#2 Finding the Play.
One of the things I’ve learnt over my studies is the importance of play and fun in what ever you are doing. This is not to say that the more mundane, and dry tasks aren’t important too, just that enjoyment of what you are doing should be one of your top priorities.
I don’t mean you should quit your job and go galavanting around the world (unless, of course that is what you really want to do). This is more about finding the fun in what you do already. “Well that’s easy for you to say; you’re in the arts and get to play all day!” Oh contraire! I have just as many task I have to do that I would really rather I didn’t. Bibliographies are my nightmare. Not the research side. Not the listing of sources. But the formatting it exactly as required by the guide. Now I’m not going to give you some rubbish about ‘finding the fun’ in a task such as formatting the bibliography, but not to let it diminish the enjoyment of the work you are doing. Instead, let us focus upon the elements of the work that are enjoyable.

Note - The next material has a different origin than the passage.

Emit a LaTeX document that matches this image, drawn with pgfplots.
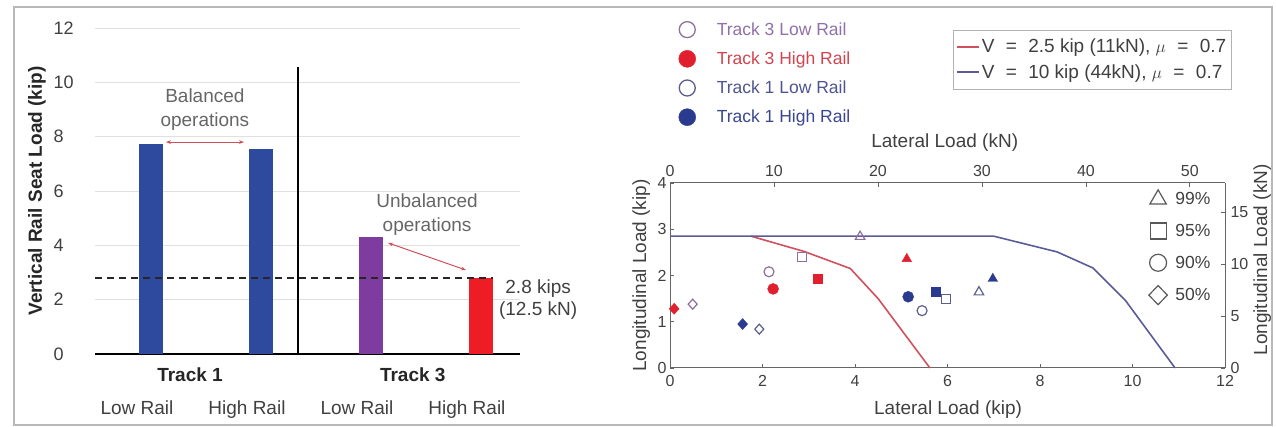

If we were to look at any one of my pieces that require me to roll dice to generate the music or material, I can easily say, and with much emphasis, that I love writing rules, and rolling the dice. Nevertheless, rolling them again and again, sometimes over 3000 times! (see LionHeart1189). Over time this can become quite a laborious task. Therefore, I turn it into a game with the dice. For example: if you get a string of numbers (say, ‘333’ or even ‘1234’) you can then say that you will eat a jelly bean, or even hop for 5 seconds. This extremely silly, (and let’s not pretend, something that can make people look at you strangely), could give you a little giggle and all without affecting your work.
It doesn’t have to dice related, this is just one example of something I have to contend with in my composition routine (well, as much of a routine as is possible for us creatives).
Another way is to pick something you will enjoy from the get-go. In 2017 as part of my Masters I took an Analysis module. I love analysis, but can find the anything tonality related challenging. As part of my Atychiphobia (fear of failure) I can avoid anything that I believe I would fail at. Instead of letting my fears get the better of me, I chose to utilise the tonal forms of analysis on music I enjoy. The first was an analysis of One Summer’s Day by Joe Hisaishi from Studio Ghibli’s Spirited Away; a favourite film of mine. The second assignment was a presentation in which I analysed the thematic content of Murray Gold’s I Am The Doctor from BBC’s Doctor Who; for those that know me well, or even those that have met me in passing, it should come to no surprise that I am a massive Whovian.
Adding these elements did not diminish my enjoyment of the show* or film, but rather enhanced something I was apprehensive of.
My task for you now, is to find or add that element of fun to a task you are not looking forward to. In fact I have already thought of a way to find some fun in the bibliography task… adapting the ‘dice’ challenge, I could count every time a letter appears, (‘y’ for example), then eat that many sweets (small ones) after I’ve submitted or emailed the document.
– Jason Hodgson (17th September 2018)
*I am currently typing this while watching the final stages of my Doctor Who Marathon ready for the 11th Series (or 37th Season).